For the UAE, where local sensibilities and federal cohesion drive policy, such examples reinforce a middle path: limited licenses, centralized oversight and strict compliance, with flexibility for emirates to opt in or stand aside. The likely result is a staged rollout that tests systems, calibrates responsible gaming tools and scales only where political will and infrastructure align.
What a one-license-per-emirate plan would mean
If the UAE proceeds with a one-per-emirate B2C model, expect immediate strategic positioning. Global brands may seek partnerships with local champions or with early licensed suppliers like the Hub88 aggregation network to secure content and distribution. Content providers such as Fennica Gaming will compete to be included in early catalogs, while live casino capacity and localization could become points of differentiation.
Scarcity will likely push valuations higher for any awarded B2C rights and intensify scrutiny on responsible gaming measures, marketing and data governance.
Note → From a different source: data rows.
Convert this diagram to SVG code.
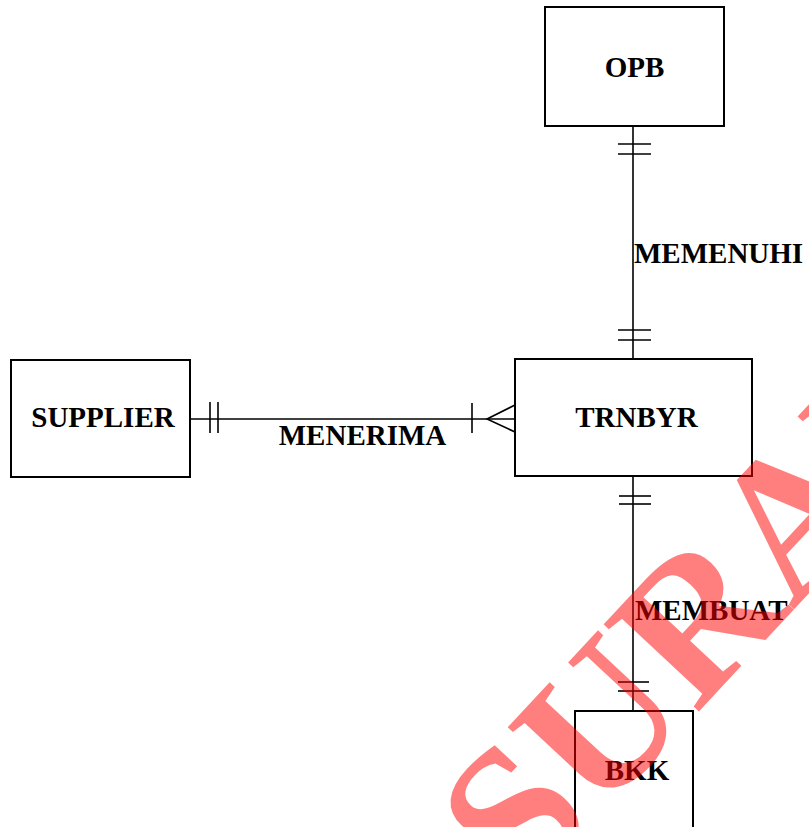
<svg xmlns="http://www.w3.org/2000/svg" width="809" height="827" viewBox="0 0 809 827">
  <style>
    .entity rect { fill: #ffffff; stroke: #000000; stroke-width: 2; }
    .label { font-family: "Liberation Serif", "Times New Roman", serif; font-weight: bold; font-size: 29px; fill: #000000; }
    .centered { text-anchor: middle; }
    .conn line, .conn path { stroke: #000000; stroke-width: 1.6; fill: none; }
    .mark { font-family: "Liberation Serif", "Times New Roman", serif; font-weight: bold; font-size: 197px; fill: #ff0000; }
  </style>
  <rect width="809" height="827" fill="#ffffff"/>

  <!-- relationships -->
  <g id="connectors" class="conn">
    <!-- OPB to TRNBYR: one-to-one -->
    <line x1="633" y1="126" x2="633" y2="359"/>
    <line x1="618" y1="144" x2="651" y2="144"/>
    <line x1="618" y1="154" x2="651" y2="154"/>
    <line x1="618" y1="330" x2="651" y2="330"/>
    <line x1="618" y1="340" x2="651" y2="340"/>

    <!-- SUPPLIER to TRNBYR: one-to-many -->
    <line x1="190" y1="419" x2="515" y2="419"/>
    <line x1="210" y1="402" x2="210" y2="433"/>
    <line x1="218" y1="402" x2="218" y2="433"/>
    <line x1="472" y1="403" x2="472" y2="433"/>
    <path d="M515,405 L487,419 L515,432"/>

    <!-- TRNBYR to BKK: one-to-one -->
    <line x1="633" y1="476" x2="633" y2="711"/>
    <line x1="619" y1="496" x2="651" y2="496"/>
    <line x1="619" y1="504" x2="651" y2="504"/>
    <line x1="618" y1="682" x2="649" y2="682"/>
    <line x1="618" y1="691" x2="649" y2="691"/>
  </g>

  <!-- relationship names -->
  <text class="label" x="634" y="263">MEMENUHI</text>
  <text class="label centered" x="362.5" y="445">MENERIMA</text>
  <text class="label" x="635" y="620">MEMBUAT</text>

  <g id="opb" class="entity">
    <rect x="545" y="7" width="179" height="119"/>
    <text class="label centered" x="634.5" y="77">OPB</text>
  </g>

  <g id="supplier" class="entity">
    <rect x="11" y="360" width="179" height="117"/>
    <text class="label centered" x="103" y="427">SUPPLIER</text>
  </g>

  <g id="trnbyr" class="entity">
    <rect x="515" y="359" width="237" height="117"/>
    <text class="label centered" x="636.5" y="427">TRNBYR</text>
  </g>

  <g id="bkk" class="entity">
    <rect x="575" y="711" width="118" height="130"/>
    <text class="label centered" x="637" y="780">BKK</text>
  </g>

  <!-- stamped watermark, half-transparent red over everything -->
  <g opacity="0.5">
    <text class="mark" transform="translate(524,899) rotate(-47)">SURABAYA</text>
  </g>
</svg>
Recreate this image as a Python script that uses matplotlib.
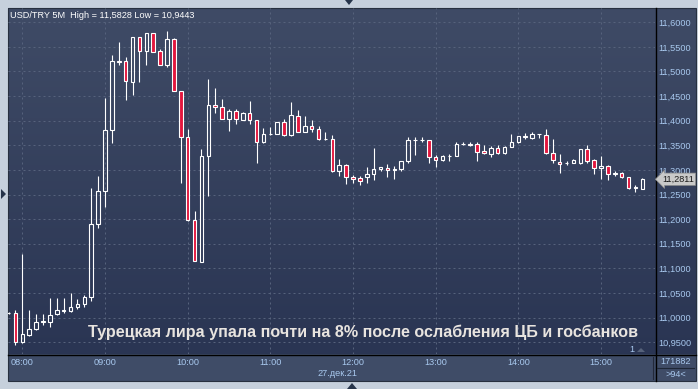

Not all emirates may participate at first, which could concentrate early activity in two or three jurisdictions and require cross-border technical controls to manage spillover demand. The New Jersey partnership suggests the GCGRA will be prepared with tools to police those boundaries.
The stakes are significant: a successful launch could unlock a new regional hub for regulated online gambling, drawing investment in studios, payments, cybersecurity and analytics across the Gulf. Missteps, by contrast, could slow approvals and tighten the regulatory screws. Early vendor licensing, international collaboration and industry de-risking moves point to the former — a deliberate build that favors compliance-ready entrants willing to play by the UAE’s rules.